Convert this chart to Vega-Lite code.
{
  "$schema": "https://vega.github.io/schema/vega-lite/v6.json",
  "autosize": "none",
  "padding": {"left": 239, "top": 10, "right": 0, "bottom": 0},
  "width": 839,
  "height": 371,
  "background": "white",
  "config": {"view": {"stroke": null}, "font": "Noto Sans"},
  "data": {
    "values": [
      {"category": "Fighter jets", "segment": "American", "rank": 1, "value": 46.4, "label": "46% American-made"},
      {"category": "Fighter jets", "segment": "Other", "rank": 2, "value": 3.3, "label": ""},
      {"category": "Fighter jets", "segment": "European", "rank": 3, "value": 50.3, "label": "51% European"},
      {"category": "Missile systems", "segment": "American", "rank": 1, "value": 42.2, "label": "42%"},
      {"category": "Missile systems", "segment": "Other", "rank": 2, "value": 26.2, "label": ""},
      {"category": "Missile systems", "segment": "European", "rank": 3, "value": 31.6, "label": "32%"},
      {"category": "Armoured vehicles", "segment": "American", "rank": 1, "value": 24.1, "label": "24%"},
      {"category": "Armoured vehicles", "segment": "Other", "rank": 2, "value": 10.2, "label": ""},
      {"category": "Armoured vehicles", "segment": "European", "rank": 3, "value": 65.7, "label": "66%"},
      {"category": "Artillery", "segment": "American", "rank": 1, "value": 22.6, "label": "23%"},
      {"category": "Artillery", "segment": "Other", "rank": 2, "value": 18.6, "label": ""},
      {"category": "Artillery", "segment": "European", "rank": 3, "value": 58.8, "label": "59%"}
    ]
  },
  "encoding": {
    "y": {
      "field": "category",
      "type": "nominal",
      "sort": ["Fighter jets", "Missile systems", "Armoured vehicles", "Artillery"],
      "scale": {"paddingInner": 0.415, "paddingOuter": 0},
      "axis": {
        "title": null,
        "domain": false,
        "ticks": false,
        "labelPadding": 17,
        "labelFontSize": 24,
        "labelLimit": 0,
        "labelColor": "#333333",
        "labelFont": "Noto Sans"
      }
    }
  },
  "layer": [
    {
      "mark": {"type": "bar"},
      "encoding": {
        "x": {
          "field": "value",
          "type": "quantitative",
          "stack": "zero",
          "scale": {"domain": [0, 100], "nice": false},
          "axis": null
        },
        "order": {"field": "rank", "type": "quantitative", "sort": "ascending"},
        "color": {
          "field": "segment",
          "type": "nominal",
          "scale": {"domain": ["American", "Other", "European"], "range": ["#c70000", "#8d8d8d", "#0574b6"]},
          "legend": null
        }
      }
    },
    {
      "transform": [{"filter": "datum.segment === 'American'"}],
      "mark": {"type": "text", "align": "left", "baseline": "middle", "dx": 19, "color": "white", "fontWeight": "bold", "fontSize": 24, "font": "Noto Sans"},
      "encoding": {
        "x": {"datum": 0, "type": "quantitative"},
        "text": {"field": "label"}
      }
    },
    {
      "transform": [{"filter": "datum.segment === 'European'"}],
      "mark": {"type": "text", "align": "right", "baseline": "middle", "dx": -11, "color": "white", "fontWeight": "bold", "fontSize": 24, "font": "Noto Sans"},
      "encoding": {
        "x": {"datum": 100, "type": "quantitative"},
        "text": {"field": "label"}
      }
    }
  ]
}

# # #

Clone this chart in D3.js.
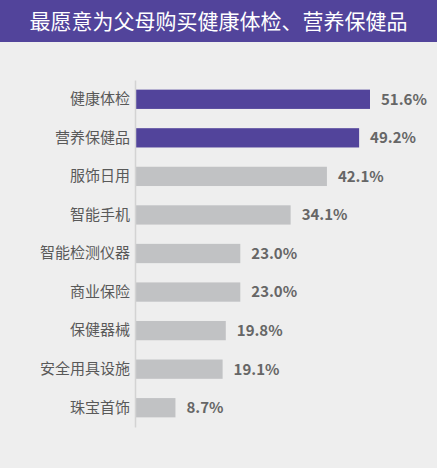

# # #

**Your instructions**. Extract each line holding the string "chart".

**Solution below**.
Convert this chart to Vega-Lite code.
Clone this chart in D3.js.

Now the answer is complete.